Ara’da bizi fena sıkıştırmıştınız… Benim de 2008’in en sevdiğim filmlerinden biri olmuştu bu sıkışıklık. Şimdi bu filmle gördüğümüz kadarıyla hem düşünsel, hem de mekan olarak geniş bir durumdasınız… Hangisi daha çok zorlar sizi? Sıkışmışlık mı, yoksa genişlik mi?
ARA’da çok kısıtlı bir bütçeyle ve ona göre yazılmış bir senaryoyla çalıştım. Elbette 90 dakika boyunca bir oda içinde geçen bir hikaye sırasında seyircinin dikkatini ayakta tutabilmek ve bütünsel bir anlatı kurabilmek çok zor bir iş bence. Ama Gölgesizler’de de çok çok zor sahneler vardı, hem çekim ve teknik açısından hem de bazı sahnelerin taşıdığı duygusal ağırlık açısından. Filmde hem gerçeküstü, hem de aynı zamanda çok gerçek bir dünya kurmaya çalıştım. Bu benim için bir yönetmenlik sınavı gibiydi.
Bu filmle kadro ve bütçe büyümüş gibi. Hem başka bir yazarın romanı, başka birilerinin üstlendiği bir yapım ve Kültür Bakanlığı desteği… Bu büyüme konusunda neler söylersiniz?
Dediğim gibi benim için bir sınavdı bu film. Kendime bakınca hemen hemen her aşamasında başarılı olduğumu sanıyorum ama buna seyirci ve zaman karar verecek tabii.
Filmin yapımcı koltuğunda Candan Erçetin var. Filmin müzikleri de kendisine ait. Buluşmanız nasıl oldu?
Romanı bana Narsist filmin sahibi, yapımcı Hakan Karahan önerdi. Candan Erçetin’e yönetici yapımcı olması fikrini öneren de Karahan’dı. Candan’ın müzik çalışmalarını her zaman beğenirdim, ARA’da da onun söylediği bir parçayı kullandım, bu filmde de zevkle çalıştık.
Türk sinemasının dikey ve yatay gelişimi konusundaki düşünceleriniz?

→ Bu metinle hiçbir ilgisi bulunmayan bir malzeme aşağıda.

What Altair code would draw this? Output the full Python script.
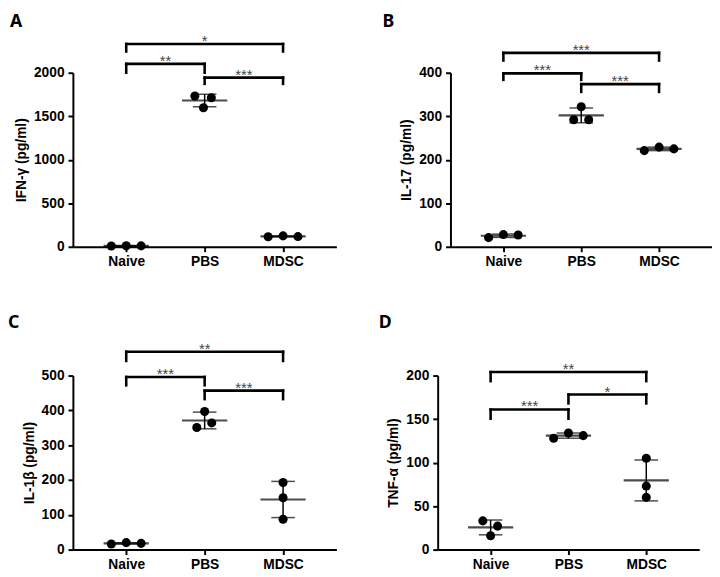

Türk sineması sanırım tarihinin en parlak dönemini yaşıyor. Sinema salonlarında seyirci rekorları kırılıyor, yurt dışında da en saygın festivallerde (hatta son olarak Oscar’da) Türk filmlerinin adı geçiyor. Üretilen film sayısı artıyor. Hem teknik ve biçim hem de içerik açısından dünya kalitesinde filmler üretiliyor. Türkiye’de film yapmak hiç bu kadar heyecan verici olmamıştı. Tek sorun, ticari rekorlar kıran filmlerle, dünyaya hitap eden filmlerin kalitesini ve bakış açısını birleştirebilmek. Bir gün, bir Türk sinemacı mesela “Ruhların Kaçışı” gibi, Fellini’nin kimi filmleri gibi, hem yurt içinde gişe rekorları kıran hem de Kapıkule’nin ötesinde de saygıyla karşılanan bir film yaparsa asıl devrim o zaman gerçekleşecek. Bu da Türkiye’de parayı kontrol eden insanların, kendilerini yaratıcı insanlar kadar geliştirebilmeleriyle mümkün ancak.